One of the most common and powerful approaches in NLP provides the content experts an opportunity to label each data segment for a portion of the dataset and then analyze these labels to apply to the rest of the dataset. Some key questions need to be answered when applying this approach in different environments. For example, how many “expert” labels do we need to create before the classification works effectively? How can we evaluate this in advance? Are we limiting ourselves to only extracting from the data what we already believe to be true? We will discuss that last one in our following post on clustering.
We applied the classification technique to one of our client’s projects to determine patient segments in clinical trials. This information is not necessarily added to the clinical trial information directly and if it is, the information can be in any one of a dozen data elements that are rarely labeled consistently. Imagine patients’ segments as a tree structure with the root being initial discovery of the disease prior to treatment, with the first level of branches as “yes” or “no” to initial treatment”. The child nodes for the first level branches are A, B, C, D and E.
To classify deeper, if the patients within the trial were considered prior segment A, they can then belong to either segment A or C. When the patients have not gone through prior treatment, they can then be classified as B, D or E.
With thousands of trials and the several categories mentioned above, it becomes a challenging task to classify such trials manually. Therefore, to automate this process, we built a text classification model using NLP data preprocessing methods. By using historical trials data that had been previously categorized into patient segments (labels), this enabled our predictive model to learn how to categorize new, unlabeled data. In our initial test, we used 80% of the historical trials data as a training set and accurately predicted the correct patient segment across the five branches in 20% of the remaining trials. The accuracy for our model varied depending on how many pre-labeled trials were included in the training set.
These initial results were a good start and prompted us to continue to improve. We further refined our approach by first breaking the five segments into two super-segments, using this technique and then applying a more refined approach on those two super-segments.
Our results improved, but one key finding was the keywords we thought would help us solve problems of the segment assignments were not helpful. For example, “metastatic”; you would think that word would provide a very clear understanding of the segments assignment, but in fact it did not. It is all the words surrounding that term that make the difference. For instance, searching for the term “metastatic” alone would not work because, “not metastatic”, is also a very common term. Use of n-grams is important in sorting through these issues.
It became clear that word groupings and terms used around the key anchor words are extremely important in determining these segments accurately. We are currently considering additional techniques akin to sentiment analysis for solving these types of problems. The context of where the anchor term is found is equally as important as the term itself. Essentially, the approach would identify the anchor terms and then analyze the words surrounding that term to determine the meaning / “sentiment”.

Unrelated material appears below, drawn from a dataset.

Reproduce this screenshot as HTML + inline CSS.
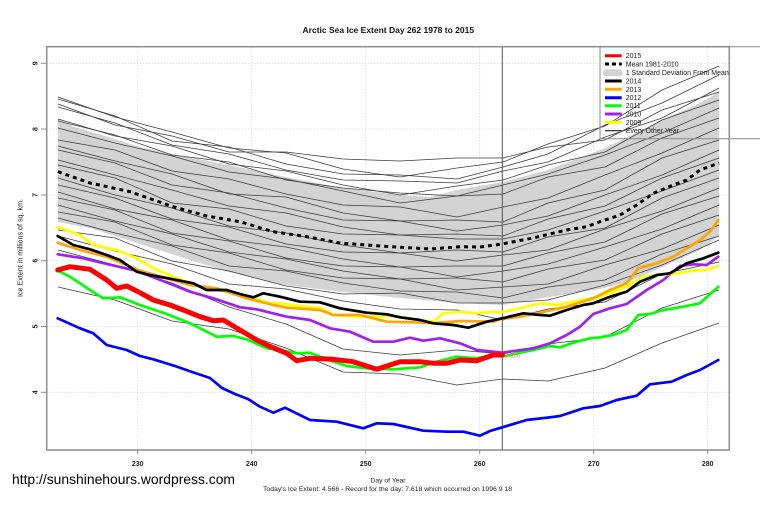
<!DOCTYPE html>
<html><head><meta charset="utf-8"><style>
html,body{margin:0;padding:0;background:#fff;}
svg{display:block;font-family:"Liberation Sans",Arial,sans-serif;}
</style></head><body>
<svg width="760" height="506" viewBox="0 0 760 506" xmlns="http://www.w3.org/2000/svg">
<rect x="0" y="0" width="760" height="506" fill="#fff"/>
<!-- title -->
<text x="388.3" y="33" font-size="8.5" font-weight="bold" text-anchor="middle" fill="#111">Arctic Sea Ice Extent Day 262 1978 to 2015</text>
<!-- grid -->
<g stroke="#d8d8d8" stroke-width="0.8" stroke-dasharray="1.5,1.5" fill="none">
<line x1="137.7" y1="47" x2="137.7" y2="450"/><line x1="251.7" y1="47" x2="251.7" y2="450"/>
<line x1="365.7" y1="47" x2="365.7" y2="450"/><line x1="479.7" y1="47" x2="479.7" y2="450"/>
<line x1="593.7" y1="47" x2="593.7" y2="450"/><line x1="707.7" y1="47" x2="707.7" y2="450"/>
<line x1="47" y1="63.3" x2="729" y2="63.3"/><line x1="47" y1="129" x2="729" y2="129"/>
<line x1="47" y1="195" x2="729" y2="195"/><line x1="47" y1="260.7" x2="729" y2="260.7"/>
<line x1="47" y1="326.5" x2="729" y2="326.5"/><line x1="47" y1="392.3" x2="729" y2="392.3"/>
</g>
<!-- SD band -->
<polygon fill="#d3d3d3" points="57.9,119 75,127 115,139 140,147 172,154 229,165 286,177 343,188 400,195 430,197 457,190 503,182 548,170 605,148 662,120 700,103 719,92 719,236 700,250 662,267 640,277 627,282 600,289 550,297 503,305 460,303 400,298 343,292 286,285 273,283 229,272 190,260 115,236 90,228 57.9,222"/>
<!-- every other year thin lines -->
<g fill="none" stroke="#3c3c3c" stroke-width="0.75" stroke-linejoin="round">
<polyline points="58,97 115,117 172,132 229,148 286,153 343,169 400,177 457,168 503,162 548,144 605,126 662,90 719,66"/>
<polyline points="58,99 115,116 172,141 229,147 286,164 343,174 400,175 457,179 503,167 548,154 605,125 662,103 719,75"/>
<polyline points="58,104 115,125 172,136 229,152 286,152 343,159 400,161 457,158 503,158 548,147 605,140 662,110 719,92"/>
<polyline points="58,107 115,123 172,145 229,154 286,170 343,180 400,181 457,183 503,171 548,162 605,137 662,118 719,88"/>
<polyline points="58,119 115,136 172,146 229,164 286,171 343,185 400,195 457,186 503,180 548,165 605,152 662,120 719,100"/>
<polyline points="58,121 115,135 172,155 229,162 286,180 343,188 400,193 457,196 503,185 548,174 605,155 662,133 719,108"/>
<polyline points="58,128 115,143 172,156 229,172 286,179 343,191 400,203 457,196 503,194 548,177 605,167 662,138 719,118"/>
<polyline points="58,140 115,150 172,171 229,179 286,194 343,205 400,207 457,217 503,207 548,198 605,175 662,153 719,128"/>
<polyline points="58,146 115,161 172,174 229,194 286,197 343,213 400,221 457,220 503,222 548,203 605,190 662,158 719,140"/>
<polyline points="58,150 115,163 172,185 229,193 286,208 343,220 400,221 457,231 503,225 548,216 605,195 662,175 719,150"/>
<polyline points="58,160 115,175 172,190 229,206 286,213 343,227 400,235 457,234 503,236 548,219 605,206 662,178 719,158"/>
<polyline points="58,165 115,178 172,203 229,209 286,226 343,234 400,235 457,239 503,239 548,230 605,211 662,191 719,170"/>
<polyline points="58,178 115,195 172,208 229,226 286,233 343,245 400,253 457,250 503,252 548,237 605,228 662,198 719,178"/>
<polyline points="58,185 115,198 172,219 229,227 286,244 343,252 400,253 457,261 503,255 548,250 605,229 662,211 719,188"/>
<polyline points="58,192 115,209 172,220 229,240 286,247 343,259 400,267 457,266 503,266 548,253 605,242 662,214 719,196"/>
<polyline points="58,198 115,210 172,233 229,241 286,258 343,266 400,267 457,277 503,271 548,264 605,247 662,229 719,205"/>
<polyline points="58,205 115,221 172,234 229,252 286,259 343,271 400,279 457,278 503,282 548,269 605,260 662,234 719,215"/>
<polyline points="58,212 115,222 172,245 229,253 286,270 343,278 400,279 457,290 503,287 548,284 605,265 662,249 719,225"/>
<polyline points="58,218 115,233 172,246 229,266 286,271 343,283 400,291 457,292 503,298 548,287 605,280 662,254 719,236"/>
<polyline points="58,230 115,238 172,261 229,271 286,286 343,294 400,293 457,303 503,303 548,300 605,285 662,265 719,240"/>
<polyline points="58,236 115,251 172,264 229,284 286,289 343,301 400,309 457,310 503,320 548,309 605,302 662,274 719,262"/>
<polyline points="58,287 115,300 172,321 229,329 286,348 343,372 400,374 457,385 503,379 548,381 605,368 662,343 719,323"/>
<polyline points="58,250 115,265 172,283 229,307 286,324 343,349 400,355 457,350 503,354 548,344 605,337 662,308 719,290"/>
</g>
<!-- vertical day line -->
<line x1="502.3" y1="47" x2="502.3" y2="450" stroke="#555" stroke-width="1"/>
<!-- colored series -->
<g fill="none" stroke-linejoin="round" stroke-linecap="round">
<polyline stroke="#0000ff" stroke-width="2.7" points="57.7,318.3 80,328.3 93.3,333.3 106.7,345 126.7,350 140,356 153.3,359.3 175,366 195,373 210,378 222,388 235,394 248,399 260,406.7 273.3,412.7 285,407.7 310,420 336.7,421.7 363.3,428.3 376.7,423.3 393.3,424 423.3,430.7 446.7,431.7 463.3,431.7 480,435.7 490,431 502.3,427.3 526.7,420 550,417.3 560,416 583.3,408.3 600,406 616.7,400 636.7,395.7 650,384.3 671.7,381.7 686.7,375 700,370 718.3,360"/>
<polyline stroke="#00ff00" stroke-width="2.7" points="57.7,270.7 70,276.7 90,290 103.3,298.3 120,297.3 140,305 166.7,314 190,323.3 216.7,336.7 233.3,336 246.7,339.3 266.7,348.3 280,350 296.7,353.3 310,352.7 326.7,359.3 346.7,366 366.7,368.3 393.3,369.3 420,367.3 436.7,361.7 456.7,356.7 476.7,358.3 493.3,355 502.3,356.7 520,352.7 536.7,349.3 550,346 560,347.3 573.3,342.7 590,338.3 600,337.3 613.3,335 626.7,330 638.3,315 650,314 663.3,310 683.3,306.7 700,303.3 718.3,286.7"/>
<polyline stroke="#a020f0" stroke-width="2.7" points="57.7,254.3 83.3,258.3 106.7,264 133.3,270 150,276 173.3,285 190,291.7 213.3,298.3 240,307.3 256.7,309.3 286.7,316.7 310,320 330,328.3 350,331.7 373.3,341.7 393.3,341.7 410,337.7 423.3,340.7 440,338.3 460,343.3 476.7,350 493.3,351.7 502.3,352.7 533.3,348.3 550,343.3 566.7,335 580,326.7 593.3,314 610,308.3 626.7,304 646.7,290 663.3,280 680,266 693.3,264.3 706.7,265 718.3,256.7"/>
<polyline stroke="#ffff00" stroke-width="2.7" points="57.7,227.3 80,235 93.3,245 116.7,250 136.7,258.3 153.3,268.3 173.3,276.7 190,283.3 206.7,288.3 226.7,291.7 250,296.7 270,303.3 280,303.3 300,306 320,308 333.3,315 360,316.7 393.3,316 420,320 433.3,321.7 443.3,313.3 460,311.7 476.7,313.3 493.3,311.7 500,312.7 520,308.3 540,303.3 556.7,305 573.3,301.7 600,296.7 626.7,286.7 643.3,276.7 660,275 676.7,273.3 693.3,270.7 706.7,270 718.3,266"/>
<polyline stroke="#ffa500" stroke-width="2.7" points="57.7,242.7 80,250 106.7,256.7 140,270.7 166.7,278.3 190,285 216.7,288.3 246.7,298.3 273.3,305 286.7,307.7 320,310 333.3,315 360,315 386.7,321.7 413.3,322.3 433.3,323.3 460,321 493.3,321.7 500,319 520,316.7 540,312.7 566.7,306.7 593.3,298.3 610,290 626.7,283.3 638.3,268.3 656.7,263.3 673.3,256.7 686.7,248.3 700,240 710,231.7 718.3,220"/>
<polyline stroke="#000" stroke-width="2.7" points="57.7,236 73.3,245 90,249.3 106.7,255 120,260 136.7,271.7 150,275 173.3,279.3 193.3,283.3 206.7,290 226.7,290 240,294 253.3,297.3 263.3,293.3 280,296.7 300,301.7 320,302.3 340,308.3 366.7,312.7 386.7,314.3 400,317.3 420,320 433.3,323.3 453.3,325 468.3,327.7 486.7,321.7 502.3,318.3 523.3,313.3 540,315 550,315.7 566.7,310 583.3,305 593.3,303.3 610,296.7 626.7,291.7 640,281.7 656.7,275 670,273.3 686.7,263.3 703.3,258.3 718.3,252.7"/>
<polyline stroke="#ff0000" stroke-width="5" points="57.7,270 70,266.7 90,269.3 106.7,280 116.7,288.3 126.7,286 140,292.7 153.3,300 170,305 183.3,310 200,316.7 213.3,320.7 223.3,320 240,330 256.7,340 270,346.5 286.7,353.3 296.7,360.7 310,358.3 333.3,359.3 353.3,361.7 376.7,369.3 400,361.7 420,361.7 433.3,363.3 446.7,363.3 460,360 476.7,360.7 493.3,355 502.3,355"/>
<polyline stroke="#000" stroke-width="3" stroke-dasharray="4,4" stroke-linecap="butt" points="57.9,171.7 90,183 130,191.7 173,206.7 206.7,216 240,221.7 273,231.7 306.7,236.7 340,243 380,246 430,249 460,246.7 480,247 502,244 520,240.5 533,238 566.7,230 586.7,226.7 600,221.7 620,215 636.7,205 653.3,193.3 673.3,185 686.7,180 700,170 719,163"/>
</g>
<text x="505" y="357.5" font-size="6" fill="#ff8080">4.566</text>
<!-- plot border -->
<rect x="46.7" y="46.7" width="682.6" height="403.3" fill="none" stroke="#8c8c8c" stroke-width="1.5"/>
<!-- legend -->
<path d="M600,46.7 L765,46.7 M600,46.7 L600,138.7 L765,138.7" fill="none" stroke="#8c8c8c" stroke-width="1"/>
<g stroke-width="3" fill="none">
<line x1="605" y1="55.7" x2="621.7" y2="55.7" stroke="#ff0000"/>
<line x1="605" y1="64" x2="621.7" y2="64" stroke="#000" stroke-dasharray="4,3"/>
<line x1="605" y1="81" x2="621.7" y2="81" stroke="#000"/>
<line x1="605" y1="89.3" x2="621.7" y2="89.3" stroke="#ffa500"/>
<line x1="605" y1="97.7" x2="621.7" y2="97.7" stroke="#0000ff"/>
<line x1="605" y1="105.7" x2="621.7" y2="105.7" stroke="#00ff00"/>
<line x1="605" y1="114" x2="621.7" y2="114" stroke="#a020f0"/>
<line x1="605" y1="122.3" x2="621.7" y2="122.3" stroke="#ffff00"/>
<line x1="605" y1="130.7" x2="621.7" y2="130.7" stroke="#000" stroke-width="1"/>
</g>
<rect x="602.7" y="69.3" width="20" height="7" rx="3.5" ry="3.5" fill="#d3d3d3"/>
<g font-size="7" fill="#222">
<text x="625.7" y="58.2">2015</text>
<text x="625.7" y="66.5">Mean 1981-2010</text>
<text x="625.7" y="75.2">1 Standard Deviation From Mean</text>
<text x="625.7" y="83.5">2014</text>
<text x="625.7" y="91.8">2013</text>
<text x="625.7" y="100.2">2012</text>
<text x="625.7" y="108.2">2011</text>
<text x="625.7" y="116.5">2010</text>
<text x="625.7" y="124.8">2009</text>
<text x="625.7" y="133.2">Every Other Year</text>
</g>
<!-- ticks -->
<g stroke="#8c8c8c" stroke-width="1">
<line x1="137.7" y1="450" x2="137.7" y2="454"/><line x1="251.7" y1="450" x2="251.7" y2="454"/>
<line x1="365.7" y1="450" x2="365.7" y2="454"/><line x1="479.7" y1="450" x2="479.7" y2="454"/>
<line x1="593.7" y1="450" x2="593.7" y2="454"/><line x1="707.7" y1="450" x2="707.7" y2="454"/>
<line x1="41" y1="63.3" x2="46.7" y2="63.3"/><line x1="41" y1="129" x2="46.7" y2="129"/>
<line x1="41" y1="195" x2="46.7" y2="195"/><line x1="41" y1="260.7" x2="46.7" y2="260.7"/>
<line x1="41" y1="326.5" x2="46.7" y2="326.5"/><line x1="41" y1="392.3" x2="46.7" y2="392.3"/>
</g>
<g font-size="7" font-weight="bold" fill="#222" text-anchor="middle">
<text x="137.7" y="465.8">230</text><text x="251.7" y="465.8">240</text>
<text x="365.7" y="465.8">250</text><text x="479.7" y="465.8">260</text>
<text x="593.7" y="465.8">270</text><text x="707.7" y="465.8">280</text>
<text transform="translate(37.5,63.3) rotate(-90)">9</text>
<text transform="translate(37.5,129) rotate(-90)">8</text>
<text transform="translate(37.5,195) rotate(-90)">7</text>
<text transform="translate(37.5,260.7) rotate(-90)">6</text>
<text transform="translate(37.5,326.5) rotate(-90)">5</text>
<text transform="translate(37.5,392.3) rotate(-90)">4</text>
</g>
<text transform="translate(22.5,248) rotate(-90)" font-size="7" fill="#222" text-anchor="middle" textLength="98" lengthAdjust="spacingAndGlyphs">Ice Extent in millions of sq. km.</text>
<text x="388" y="482.5" font-size="6.8" fill="#222" text-anchor="middle">Day of Year</text>
<text x="387.5" y="491" font-size="6.6" fill="#222" text-anchor="middle" textLength="249" lengthAdjust="spacingAndGlyphs">Today's Ice Extent: 4.566  - Record for the day: 7.618 which occurred on 1996 9 18</text>
<text x="12" y="484" font-size="14" fill="#000" textLength="223" lengthAdjust="spacingAndGlyphs">http://sunshinehours.wordpress.com</text>
</svg>
</body></html>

Accuracy is another topic for conversation as well. The accuracy for any predictive model is calculated by taking the sum of true positives and negatives divided by total population. Though, in applying this process, we also identified errors made by the “experts” in their initial classification; so how accurate are they? We believe however, that the accuracy will improve over time with a bigger labeled dataset as our training dataset grows and integration of other techniques are added to support this classification approach. The client is happy, but we are determined to improve our approach.